By Debbie Carlson Oct. 30, 2023 Barron's
The retirement dream is pursuing activities you couldn’t while working, but differing visions on that dream can cause money tensions between couples.
Shifting from earning a paycheck to living on a fixed income is a fundamental change in how people live their lives, says Naomi Win, behavioral finance analyst for Orion Advisor Solutions. This can cause strife between the most simpatico couples.
“Having to (quickly) adapt to change is something that we don’t have a natural affinity for,” Win says.
Three common disagreements are spending priorities, worries about running out of money, and legacy questions. Couples can resolve these differences, but it takes some work.
Spending priorities often change in retirement, and couples quarrel over how much money each person is spending, using vague terms like too much or too little.

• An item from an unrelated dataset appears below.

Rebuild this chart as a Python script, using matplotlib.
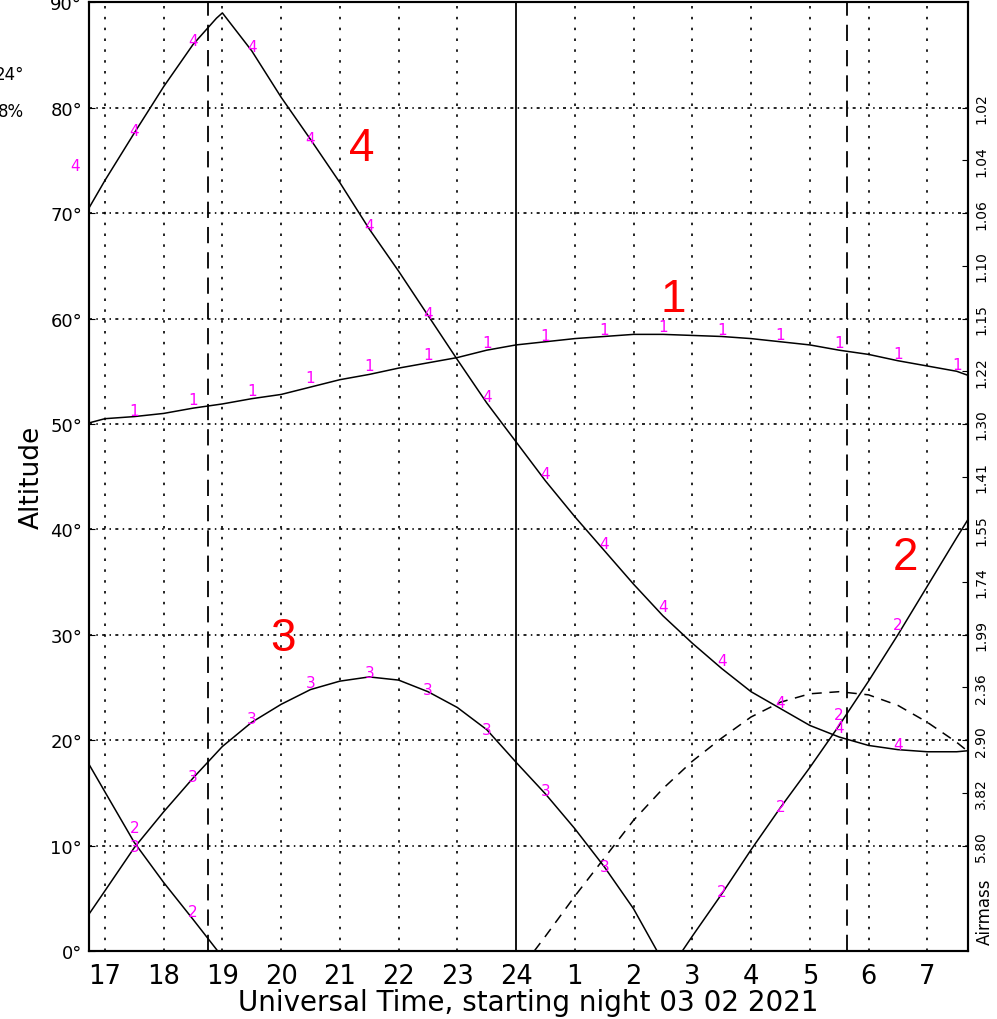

Jim Colavita, wealth management advisor at GenTrust, says communication and planning can mitigate many of these squabbles.
“A lot of the problems I’ve seen in my career with retired couples is they’ve never really laid out a definition of what is a lot and what is a little,” he says.
He recommends couples write down, whether on a piece of paper or a spreadsheet, how much they agree to spend annually on certain activities, such as trips, eating out, hobbies or other discretionary spending. It can be a dollar figure or a percentage of income. Using specific numbers removes ambiguity and creates continuity.
He recently met with a couple who both wanted a vacation in St. Martin, but one wanted a week-long vacation, and the other pushed for a more expensive three-week trip. Colavita reviewed the costs for a three-week trip, discovering it fell into their travel budget. They agreed to take the trip.
Colavita says discretionary budgets can have a little wiggle room. For this couple, if they budgeted $10,000 and spent $12,000 on trips, it wouldn’t hurt them financially. If they budgeted $10,000 and spent $50,000, that would be a problem, he says.
No one knows how long he or she will live, and the fear of outliving assets is a major worry for couples, even if they agree on other aspects of their financial life.
Colavita says he worked with a couple in their late 60s where the second partner recently retired. Although they are financially comfortable, with homes in New York City and Fire Island, N.Y., the recent retiree emailed Colavita nearly weekly about becoming broke.
Colavita created elaborate spreadsheets detailing expenses, conservative asset growth, dividend interest, inflation and other detailed information to show the couple that unless a 2008-type event happened every other year, they were in a comfortable spot.
He says what brought it home for the couple was pointing to their real-life spending habits, which averaged about $200,000 a year for the past five years. Provided they didn’t spend $1 million in a year, they could live on their assets to age 100-plus. He runs these numbers whenever the couple considers a lifestyle change, such as demonstrating that buying an additional home in South Beach, Fla., was unaffordable with their goals.
Market volatility heightens these worries, especially when one partner suddenly becomes more interested in family finances. Eric Kirste, principal wealth manager at Savvy Advisors, worked with a couple nearing retirement, where the husband drove the financial decisions.
After 2022’s market volatility, the wife became worried about how much the couple was spending and the portfolio’s aggressive investments. Along with the couple, Kirste mapped out the impact of current spending levels and the potential wealth benefits of investment choices.
He created a budget and helped to foster more communication with the couple to bridge their different spending priorities, along with an investment strategy that they could agree on. “Last year there was a lot of scary news out there. And it prompted them to make sure that they were in the right place,” Kirste says.
Couples may differ when on spending money on children and grandchildren, whether to give it now or in an estate plan. Colavita reminds parents and grandparents that they don’t owe anything to the next generation. “You have every right to spend it,” he says.
For couples who want to bequeath something for children and grandchildren, he recommends leaving illiquid assets such as homes and jewelry. Most retired couples have half or more of their net worth in illiquid assets, he says. “You can leave them something, but leave them to things that you definitely can’t spend now,” Colavita says.
Kirste says if one partner is adamant on spending on children now, couples can compromise by discussing their values and the activities that mean most to them when it comes to younger generations, such as trips or funding education.
He’s working with a retired couple who decided to take their children and grandchildren to visit national parks once or twice a year. He has the couple agree to budget a specific dollar amount annually to that goal. Each year he asks if this is an important goal for them.
“It’s not a one and done, but it’s revisiting that on a yearly basis,” he says.